In Seychelles, potentially suitable habitat for the crested tree lizard is found in coastal areas and perhaps even on some of the high-altitude “inselbergs” of the inner, granitic, islands as well as extensively in the outer, coralline, islands.  While Ste Anne, its present focal point, is itself not a high-value island in terms of terrestrial fauna and flora, if C. versicolor were to disperse to other islands this could represent a serious new threat to native biodiversity, with prey records from India and elsewhere (Table 2) showing the wide range of groups of organisms that could be threatened.  The smaller, rat-free islands with extensive seabird colonies and populations of endemic terrestrial birds, invertebrates, amphibians (Caecilidae on Frégate) and reptiles (Gerlach 1997) would seem particularly vulnerable.  It is not clear to what extent the parasites harboured by C. versicolor are host-specific, i.e. whether some of them, at least, can infect native lizards like skinks (Mabuya spp.) and geckos (e.g. Phelsuma spp.) as well. It is likely that in Seychelles C. versicolor would be preyed upon, especially in the juvenile stage, by the endemic snakes Boaedon geometricus and Lycognathopis seychellensis and the endemic Seychelles kestrel Falco araea as well as domestic and feral cats (Felis domesticus); but it is doubtful that they would suppress the population of such a prolific and fast-maturing breeder.

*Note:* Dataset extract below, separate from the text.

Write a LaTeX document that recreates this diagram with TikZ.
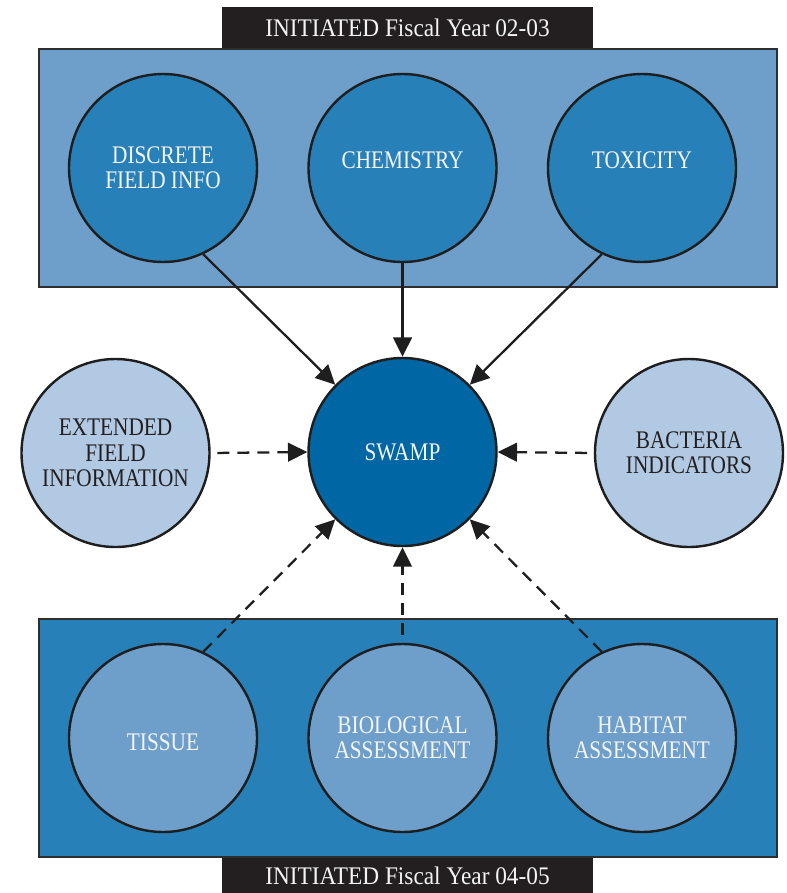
\documentclass[tikz,border=0pt]{standalone}
\usepackage{fontspec}
\setmainfont{Liberation Serif}
\newfontfamily\lblfont[FakeStretch=0.84]{Liberation Serif}
\newfontfamily\ttlfont[FakeStretch=0.92]{Liberation Serif}
\usetikzlibrary{arrows.meta}
\definecolor{topbox}{HTML}{6E9FCB}
\definecolor{topcirc}{HTML}{2880B9}
\definecolor{swampc}{HTML}{0066A4}
\definecolor{sidec}{HTML}{B1C9E3}
\definecolor{botbox}{HTML}{2880B9}
\definecolor{botcirc}{HTML}{6E9FCB}
\definecolor{barc}{HTML}{231F20}
\definecolor{boxline}{HTML}{2E2E2E}
\definecolor{inkc}{HTML}{1E1E1E}
\definecolor{paper}{HTML}{F4F4F4}
\tikzset{
  bubble/.style={circle, draw=inkc, line width=1.8pt, minimum size=141pt, inner sep=0pt,
    align=center, font={\lblfont\fontsize{19}{19}\selectfont}},
  darkbubble/.style={bubble, text=paper},
  lightbubble/.style={bubble, text=barc},
  panel/.style={draw=boxline, line width=2pt},
  bartext/.style={text=paper, font={\ttlfont\fontsize{19}{19}\selectfont}, inner sep=0pt},
  link/.style={draw=inkc, line width=1.7pt, -{Triangle[length=14.5pt,width=14pt]}},
  dlink/.style={link, dash pattern=on 9pt off 6pt}
}
\begin{document}
\begin{tikzpicture}[x=0.75pt,y=-0.75pt]
\useasboundingbox (0,0) rectangle (787,893);
\fill[white] (0,0) rectangle (787,893);
% panels
\filldraw[panel, fill=topbox] (39,49) rectangle (777,287);
\filldraw[panel, fill=botbox] (39,619) rectangle (777,857);
% title bars
\fill[barc] (222,7) rectangle (593,48);
\fill[barc] (222,858) rectangle (593,898);
\node[bartext] (ttop) at (407.5,27.5) {INITIATED Fiscal Year 02-03};
\node[bartext] (tbot) at (407.5,875.5) {INITIATED Fiscal Year 04-05};
% circles
\node[darkbubble, fill=topcirc] (dfi) at (163,168) {DISCRETE\\FIELD INFO};
\node[darkbubble, fill=topcirc] (chem) at (402.5,168) {\smash{CHEMISTRY}};
\node[darkbubble, fill=topcirc] (tox) at (642,168) {\smash{TOXICITY}};
\node[darkbubble, fill=swampc] (swamp) at (402.5,452) {SWAMP};
\node[lightbubble, fill=sidec] (ext) at (115.5,453) {EXTENDED\\FIELD\\INFORMATION};
\node[lightbubble, fill=sidec] (bac) at (689,453) {BACTERIA\\INDICATORS};
\node[darkbubble, fill=botcirc] (tis) at (163,738) {\smash{\raisebox{-9pt}{TISSUE}}};
\node[darkbubble, fill=botcirc] (bio) at (402.5,738) {BIOLOGICAL\\ASSESSMENT};
\node[darkbubble, fill=botcirc] (hab) at (642,738) {HABITAT\\ASSESSMENT};
% connectors
\draw[link] (dfi.-65) -- (swamp.135);
\draw[link] (chem.south) -- (swamp.north);
\draw[link] (tox.-115) -- (swamp.45);
\draw[dlink, shorten <=5pt] (ext.east) -- (swamp.west);
\draw[dlink, shorten <=5pt] (bac.west) -- (swamp.east);
\draw[dlink] (tis.65) -- (swamp.225);
\draw[dlink, shorten <=6pt] (bio.north) -- (swamp.south);
\draw[dlink] (hab.115) -- (swamp.-45);
\end{tikzpicture}
\end{document}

Research is urgently required to elucidate the status and ecology of the established population of C. versicolor on Ste Anne island even if eradication efforts announced by the Ministry of Environment and Natural Resources are ongoing (Anon. 2004).  Captured specimens could be sexed, measured, weighed and dissected for stomach contents and, possibly, parasites.  Managing the spread of invasive alien species involves (1) prevention, preferably, to keep potential invaders from entering a new ecosystem; (2) early detection, if prevention is not successful, to locate the alien before it has the chance to become established and spread; (3) eradication, mostly possible when the alien is detected early; and (4) control as a long-term process to limit the population size and distribution of the alien if eradication is not possible (Reaser 2003). In the Seychelles context, to manage the spread of the crested tree lizard would involve all of these going on at the same time on different islands within the archipelago.

Ackowledgements

The author is grateful to the following: Sylvain Hugel in Strasbourg, France, who contributed to the literature search; the staff of the Ministry of Environment and Natural Resources in Seychelles, who provided information on sightings of C. versicolor; Cheong Hoong Diong at Nanyang Technological University in Singapore, who shared the results of his work on C. versicolor; and the Seychelles Broadcasting Corporation (SBC) for logistical and moral support.